Work instructions – Using the material that follows, identify and copy each line with the string "React".

# Start of Material provided

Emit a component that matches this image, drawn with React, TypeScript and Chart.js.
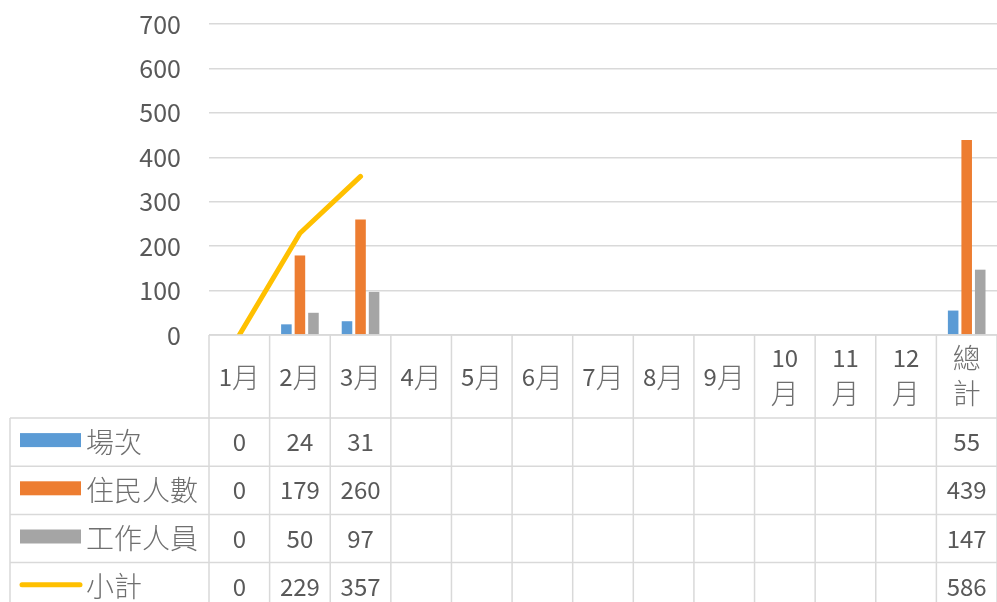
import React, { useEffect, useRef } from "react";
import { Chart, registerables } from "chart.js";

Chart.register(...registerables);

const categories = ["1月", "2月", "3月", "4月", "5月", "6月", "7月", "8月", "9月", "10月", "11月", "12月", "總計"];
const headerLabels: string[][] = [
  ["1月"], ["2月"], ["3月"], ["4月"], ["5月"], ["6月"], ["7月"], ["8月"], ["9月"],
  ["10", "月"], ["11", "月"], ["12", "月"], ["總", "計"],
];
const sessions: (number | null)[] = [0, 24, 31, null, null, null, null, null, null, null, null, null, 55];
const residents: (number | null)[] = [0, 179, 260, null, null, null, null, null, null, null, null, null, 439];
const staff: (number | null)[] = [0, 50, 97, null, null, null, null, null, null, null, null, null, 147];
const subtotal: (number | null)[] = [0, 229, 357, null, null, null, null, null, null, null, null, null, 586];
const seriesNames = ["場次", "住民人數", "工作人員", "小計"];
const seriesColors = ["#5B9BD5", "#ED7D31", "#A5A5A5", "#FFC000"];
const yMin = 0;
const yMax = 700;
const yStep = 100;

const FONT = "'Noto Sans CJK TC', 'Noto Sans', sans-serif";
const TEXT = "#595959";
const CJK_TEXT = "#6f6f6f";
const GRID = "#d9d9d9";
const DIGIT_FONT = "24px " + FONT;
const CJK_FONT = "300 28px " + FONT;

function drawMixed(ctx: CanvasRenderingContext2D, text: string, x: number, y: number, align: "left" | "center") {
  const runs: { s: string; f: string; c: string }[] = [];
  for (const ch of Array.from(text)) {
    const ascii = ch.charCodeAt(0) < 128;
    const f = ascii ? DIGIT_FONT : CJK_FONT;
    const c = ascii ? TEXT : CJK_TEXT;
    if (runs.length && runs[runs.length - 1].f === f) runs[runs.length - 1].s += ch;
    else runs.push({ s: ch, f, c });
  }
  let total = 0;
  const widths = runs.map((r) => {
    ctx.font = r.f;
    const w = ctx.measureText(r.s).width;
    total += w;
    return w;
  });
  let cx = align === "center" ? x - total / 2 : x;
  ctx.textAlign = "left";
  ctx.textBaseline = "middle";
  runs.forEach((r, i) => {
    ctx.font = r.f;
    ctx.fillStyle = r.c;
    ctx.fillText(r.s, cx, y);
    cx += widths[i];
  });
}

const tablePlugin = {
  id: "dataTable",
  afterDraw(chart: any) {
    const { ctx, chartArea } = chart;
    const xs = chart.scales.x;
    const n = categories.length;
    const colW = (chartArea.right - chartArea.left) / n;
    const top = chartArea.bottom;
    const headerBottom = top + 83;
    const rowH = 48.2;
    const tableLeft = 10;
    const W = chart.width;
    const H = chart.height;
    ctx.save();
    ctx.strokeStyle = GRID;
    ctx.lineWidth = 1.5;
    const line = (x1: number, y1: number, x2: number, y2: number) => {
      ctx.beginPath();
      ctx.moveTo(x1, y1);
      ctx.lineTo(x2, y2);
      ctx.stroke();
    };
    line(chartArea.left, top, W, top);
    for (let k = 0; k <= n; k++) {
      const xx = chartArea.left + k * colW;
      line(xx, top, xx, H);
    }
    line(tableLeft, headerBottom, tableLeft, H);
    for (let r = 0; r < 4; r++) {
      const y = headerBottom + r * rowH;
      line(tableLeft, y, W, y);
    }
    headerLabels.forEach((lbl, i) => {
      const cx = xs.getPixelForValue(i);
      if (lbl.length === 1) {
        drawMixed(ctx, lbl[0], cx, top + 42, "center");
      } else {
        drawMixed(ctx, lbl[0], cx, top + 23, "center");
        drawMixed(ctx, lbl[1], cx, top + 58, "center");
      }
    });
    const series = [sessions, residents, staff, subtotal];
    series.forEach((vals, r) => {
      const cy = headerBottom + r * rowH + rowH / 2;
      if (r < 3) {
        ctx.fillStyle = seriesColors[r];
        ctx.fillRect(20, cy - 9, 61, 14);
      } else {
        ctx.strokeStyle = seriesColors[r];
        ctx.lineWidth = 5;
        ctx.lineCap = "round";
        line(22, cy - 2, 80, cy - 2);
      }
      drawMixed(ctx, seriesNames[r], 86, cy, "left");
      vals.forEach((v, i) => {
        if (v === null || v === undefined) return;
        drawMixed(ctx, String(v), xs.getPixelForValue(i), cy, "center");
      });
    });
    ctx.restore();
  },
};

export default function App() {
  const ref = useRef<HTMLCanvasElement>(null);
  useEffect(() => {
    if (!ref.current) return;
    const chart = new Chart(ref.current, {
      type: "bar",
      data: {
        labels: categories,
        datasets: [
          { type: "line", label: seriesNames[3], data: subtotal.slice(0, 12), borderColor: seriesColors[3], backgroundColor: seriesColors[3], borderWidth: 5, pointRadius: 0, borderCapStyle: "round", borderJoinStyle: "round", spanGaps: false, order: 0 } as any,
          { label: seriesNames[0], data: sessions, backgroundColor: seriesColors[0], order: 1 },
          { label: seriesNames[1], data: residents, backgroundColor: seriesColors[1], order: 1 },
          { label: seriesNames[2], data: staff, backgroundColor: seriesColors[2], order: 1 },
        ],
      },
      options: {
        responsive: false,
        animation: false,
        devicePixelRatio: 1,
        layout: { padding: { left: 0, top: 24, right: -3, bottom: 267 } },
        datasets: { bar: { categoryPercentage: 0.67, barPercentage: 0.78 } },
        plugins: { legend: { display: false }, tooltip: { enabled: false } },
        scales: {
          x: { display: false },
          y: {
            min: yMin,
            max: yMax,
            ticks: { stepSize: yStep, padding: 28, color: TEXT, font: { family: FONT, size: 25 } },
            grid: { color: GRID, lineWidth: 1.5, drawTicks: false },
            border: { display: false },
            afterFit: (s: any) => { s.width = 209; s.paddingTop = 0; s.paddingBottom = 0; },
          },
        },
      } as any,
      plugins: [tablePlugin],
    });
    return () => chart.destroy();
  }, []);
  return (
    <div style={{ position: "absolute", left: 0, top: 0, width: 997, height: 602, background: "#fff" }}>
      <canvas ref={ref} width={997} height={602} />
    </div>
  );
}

# End of Material provided

Solution to the problem –
Emit a component that matches this image, drawn with React, TypeScript and Chart.js.
import React, { useEffect, useRef } from "react";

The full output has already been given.